В эпопее боевой жизни Лермонтова этого времени особенно знаменателен день Валерикского сражения. По словам самого поэта, описавшего вкратце это сражение, с нашей стороны в бою участвовало 2000 пехоты, со стороны горцев — до 6000 .

Галафеев об участии в этом бою Лермонтова доносил начальству следующее:

«Тенгинского пехотного полка поручик Лермонтов во время штурма неприятельских завалов на реке Валерике имел поручение наблюдать за действиями передовой штурмовой колонны и уведомлять начальника отряда об ее успехах, что было сопряжено с величайшею для него опасностью от неприятеля, скрывавшегося в лесу за деревьями и кустами. Но офицер этот, несмотря ни на какие опасности, исполнял возложенное на него поручение с отменным мужеством и хладнокровием и с первыми рядами храбрейших ворвался в неприятельские завалы». Поэт был представлен к Владимиру 4-й степени с бантом, но корпусный командир заменил эту награду орденом Станислава 3-й степени ввиду того, что «поручик орденов не имеет».
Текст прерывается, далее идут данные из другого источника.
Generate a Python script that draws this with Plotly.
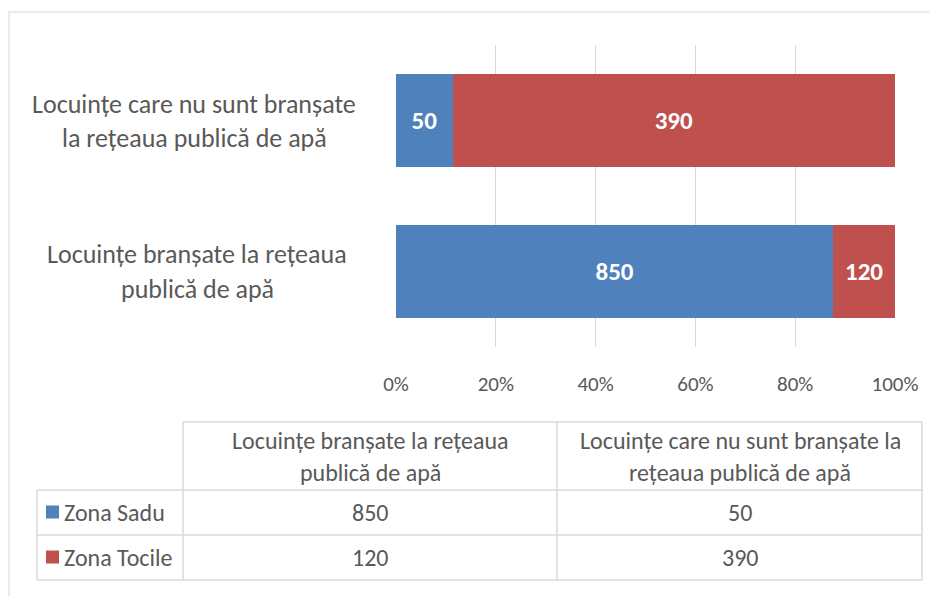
import plotly.graph_objects as go

# ---- data ----
categories = ["Locuințe branșate la rețeaua<br>publică de apă",
              "Locuințe care nu sunt branșate<br>la rețeaua publică de apă"]
table_headers = ["Locuințe branșate la rețeaua<br>publică de apă",
                 "Locuințe care nu sunt branșate la<br>rețeaua publică de apă"]
series_names = ["Zona Sadu", "Zona Tocile"]
sadu_values = [850, 50]
tocile_values = [120, 390]
x_ticks = [0, 20, 40, 60, 80, 100]

colors = ["#4F81BD", "#C0504D"]
FONT = "Carlito, Lato, sans-serif"
GRAY = "#595959"
LINE = "#D9D9D9"

# figure fits inside the page body (8px default margin)
OFF = 8
W, H = 937 - 2 * OFF, 604 - 2 * OFF
def px(x):
    return (x - OFF) / W
def py(y):
    return 1 - (y - OFF) / H

fig = go.Figure()
for name, vals, col in zip(series_names, [sadu_values, tocile_values], colors):
    fig.add_trace(go.Bar(
        y=list(range(len(categories))), x=vals, name=name, orientation="h",
        marker=dict(color=col, line=dict(width=0)),
        text=[str(v) for v in vals], textposition="inside",
        insidetextanchor="middle", constraintext="none",
        textfont=dict(family=FONT, size=25, color="white", weight="bold"),
        width=0.62, showlegend=False, hoverinfo="skip"))

fig.update_layout(
    width=W, height=H, autosize=False, barmode="stack", barnorm="percent",
    margin=dict(l=0, r=0, t=0, b=0, pad=0, autoexpand=False),
    showlegend=False,
    paper_bgcolor="white", plot_bgcolor="white",
    font=dict(family=FONT, color=GRAY),
    xaxis=dict(domain=[px(396), px(895)], range=[0, 100], automargin=False,
               tickvals=x_ticks, ticktext=[f"{t}%" for t in x_ticks],
               showgrid=True, gridcolor=LINE, gridwidth=1, zeroline=False,
               showline=False, ticks="", ticklabelstandoff=22,
               tickfont=dict(family=FONT, size=21, color=GRAY)),
    yaxis=dict(domain=[py(347), py(45)], range=[-0.5, 1.5], automargin=False,
               showticklabels=False, showgrid=False, zeroline=False,
               showline=False, ticks=""),
)

annotations = []
# category labels (centered multi-line)
label_pos = [(197, 271.5), (194, 121)]
for cat, (cx, cy) in zip(categories, label_pos):
    lines = cat.split("<br>")
    for i, ln in enumerate(lines):
        yy = cy + (i - (len(lines) - 1) / 2) * 34
        annotations.append(dict(x=px(cx), y=py(yy), xref="paper", yref="paper",
                                text=ln, showarrow=False, xanchor="center", yanchor="middle",
                                font=dict(family=FONT, size=26, color=GRAY)))

# table
shapes = []
def hline(y, x0, x1):
    shapes.append(dict(type="line", xref="paper", yref="paper", x0=px(x0), x1=px(x1),
                       y0=py(y), y1=py(y), line=dict(color=LINE, width=1.5)))
def vline(x, y0, y1):
    shapes.append(dict(type="line", xref="paper", yref="paper", x0=px(x), x1=px(x),
                       y0=py(y0), y1=py(y1), line=dict(color=LINE, width=1.5)))

hline(422, 183, 922)
for y in (490, 535, 580):
    hline(y, 37, 922)
vline(37, 490, 580)
for x in (183, 557, 922):
    vline(x, 422, 580)

col_centers = [370, 740]
row_centers = [512, 557]
for hdr, cx in zip(table_headers, col_centers):
    lines = hdr.split("<br>")
    for i, ln in enumerate(lines):
        yy = 456 + (i - (len(lines) - 1) / 2) * 32
        annotations.append(dict(x=px(cx), y=py(yy), xref="paper", yref="paper",
                                text=ln, showarrow=False, xanchor="center", yanchor="middle",
                                font=dict(family=FONT, size=24, color=GRAY)))
for name, vals, col, ry in zip(series_names, [sadu_values, tocile_values], colors, row_centers):
    shapes.append(dict(type="rect", xref="paper", yref="paper",
                       x0=px(46), x1=px(59), y0=py(ry + 6.5), y1=py(ry - 6.5),
                       fillcolor=col, line=dict(width=0)))
    annotations.append(dict(x=px(62), y=py(ry), xref="paper", yref="paper",
                            text=name, showarrow=False, xanchor="left", yanchor="middle",
                            font=dict(family=FONT, size=24, color=GRAY)))
    # table columns correspond to category order [connected, not connected]
    for v, cx in zip(vals, col_centers):
        annotations.append(dict(x=px(cx), y=py(ry), xref="paper", yref="paper",
                                text=str(v), showarrow=False, xanchor="center", yanchor="middle",
                                font=dict(family=FONT, size=24, color=GRAY)))

# faint outer frame
shapes.append(dict(type="line", xref="paper", yref="paper", x0=px(8), x1=1,
                   y0=py(12), y1=py(12), line=dict(color="#EBEBEB", width=2)))
shapes.append(dict(type="line", xref="paper", yref="paper", x0=px(9), x1=px(9),
                   y0=py(12), y1=0, line=dict(color="#EBEBEB", width=2)))

fig.update_layout(annotations=annotations, shapes=shapes)
fig.write_html("out.html")
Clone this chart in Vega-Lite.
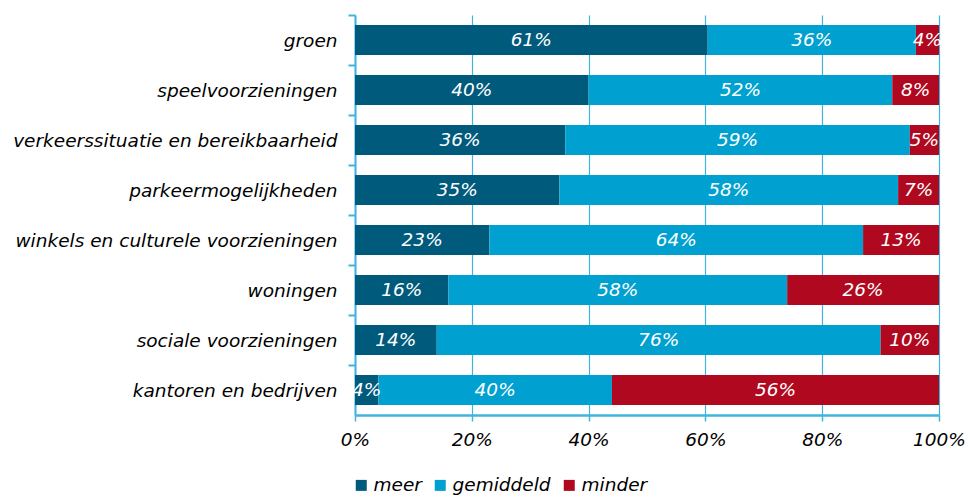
{
  "$schema": "https://vega.github.io/schema/vega-lite/v6.json",
  "width": 584,
  "height": 400,
  "autosize": "none",
  "padding": {"left": 355, "top": 15, "right": 29, "bottom": 81},
  "background": "white",
  "config": {
    "view": {"stroke": null},
    "font": "DejaVu Sans"
  },
  "data": {
    "values": [
      {"cat": "groen", "reeks": "meer", "order": 1, "v": 0.61},
      {"cat": "groen", "reeks": "gemiddeld", "order": 2, "v": 0.36},
      {"cat": "groen", "reeks": "minder", "order": 3, "v": 0.04},
      {"cat": "speelvoorzieningen", "reeks": "meer", "order": 1, "v": 0.40},
      {"cat": "speelvoorzieningen", "reeks": "gemiddeld", "order": 2, "v": 0.52},
      {"cat": "speelvoorzieningen", "reeks": "minder", "order": 3, "v": 0.08},
      {"cat": "verkeerssituatie en bereikbaarheid", "reeks": "meer", "order": 1, "v": 0.36},
      {"cat": "verkeerssituatie en bereikbaarheid", "reeks": "gemiddeld", "order": 2, "v": 0.59},
      {"cat": "verkeerssituatie en bereikbaarheid", "reeks": "minder", "order": 3, "v": 0.05},
      {"cat": "parkeermogelijkheden", "reeks": "meer", "order": 1, "v": 0.35},
      {"cat": "parkeermogelijkheden", "reeks": "gemiddeld", "order": 2, "v": 0.58},
      {"cat": "parkeermogelijkheden", "reeks": "minder", "order": 3, "v": 0.07},
      {"cat": "winkels en culturele voorzieningen", "reeks": "meer", "order": 1, "v": 0.23},
      {"cat": "winkels en culturele voorzieningen", "reeks": "gemiddeld", "order": 2, "v": 0.64},
      {"cat": "winkels en culturele voorzieningen", "reeks": "minder", "order": 3, "v": 0.13},
      {"cat": "woningen", "reeks": "meer", "order": 1, "v": 0.16},
      {"cat": "woningen", "reeks": "gemiddeld", "order": 2, "v": 0.58},
      {"cat": "woningen", "reeks": "minder", "order": 3, "v": 0.26},
      {"cat": "sociale voorzieningen", "reeks": "meer", "order": 1, "v": 0.14},
      {"cat": "sociale voorzieningen", "reeks": "gemiddeld", "order": 2, "v": 0.76},
      {"cat": "sociale voorzieningen", "reeks": "minder", "order": 3, "v": 0.10},
      {"cat": "kantoren en bedrijven", "reeks": "meer", "order": 1, "v": 0.04},
      {"cat": "kantoren en bedrijven", "reeks": "gemiddeld", "order": 2, "v": 0.40},
      {"cat": "kantoren en bedrijven", "reeks": "minder", "order": 3, "v": 0.56}
    ]
  },
  "encoding": {
    "y": {
      "field": "cat",
      "type": "nominal",
      "sort": null,
      "title": null,
      "scale": {"paddingInner": 0.4, "paddingOuter": 0.2},
      "axis": {
        "labelFont": "DejaVu Sans",
        "labelFontStyle": "italic",
        "labelFontSize": 18.5,
        "labelColor": "#000000",
        "labelPadding": 11,
        "labelLimit": 400,
        "tickSize": 7,
        "tickColor": "#3fb4df",
        "tickWidth": 2,
        "domainColor": "#3fb4df",
        "domainWidth": 2,
        "bandPosition": 0,
        "tickOffset": -10,
        "labelOffset": 10,
        "tickExtra": false,
        "grid": false
      }
    },
    "x": {
      "field": "v",
      "type": "quantitative",
      "stack": "normalize",
      "title": null,
      "scale": {"domain": [0, 1]},
      "axis": {
        "values": [0, 0.2, 0.4, 0.6, 0.8, 1],
        "format": ".0%",
        "labelFont": "DejaVu Sans",
        "labelFontStyle": "italic",
        "labelFontSize": 18.5,
        "labelColor": "#000000",
        "labelFlush": false,
        "labelPadding": 9,
        "tickSize": 6,
        "tickColor": "#3fb4df",
        "tickWidth": 1.5,
        "domainColor": "#3fb4df",
        "domainWidth": 2.5,
        "grid": true,
        "gridColor": "#3fb4df",
        "gridWidth": 1.2,
        "gridOpacity": 1
      }
    },
    "order": {"field": "order", "type": "quantitative"}
  },
  "layer": [
    {
      "mark": {"type": "bar", "cornerRadius": 0},
      "encoding": {
        "color": {
          "field": "reeks",
          "type": "nominal",
          "sort": ["meer", "gemiddeld", "minder"],
          "scale": {"domain": ["meer", "gemiddeld", "minder"], "range": ["#005a7c", "#00a1d0", "#b0081e"]},
          "legend": {
            "title": null,
            "orient": "none",
            "legendX": -3,
            "legendY": 461,
            "padding": 0,
            "direction": "horizontal",
            "symbolType": "square",
            "symbolSize": 121,
            "symbolStrokeWidth": 0,
            "labelFont": "DejaVu Sans",
            "labelFontStyle": "italic",
            "labelFontSize": 18.5,
            "labelColor": "#000000",
            "labelOffset": 3,
            "columnPadding": 9
          }
        }
      }
    },
    {
      "mark": {"type": "text", "color": "white", "font": "DejaVu Sans", "fontStyle": "italic", "fontSize": 18.5, "align": "center", "baseline": "middle"},
      "encoding": {
        "x": {"field": "v", "type": "quantitative", "stack": "normalize", "bandPosition": 0.5},
        "text": {"field": "v", "type": "quantitative", "format": ".0%"}
      }
    }
  ]
}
Боевые заслуги Лермонтова отмечались в связи с его участием и в других военных операциях. За участие в экспедиции, состоявшейся в конце октября и в начале ноября, он был представлен к награде вторично, на этот раз к золотой сабле с надписью «За храбрость». В правящих сферах ходатайства о награждении поэта неуклонно отклонялись.

Летом этого года, перед отправлением в последнюю экспедицию, Лермонтов совершил поездку на группу Минеральных Вод, а затем в Ставрополь, чтобы узнать в штабе командующего войсками о результатах своих хлопот об отпуске.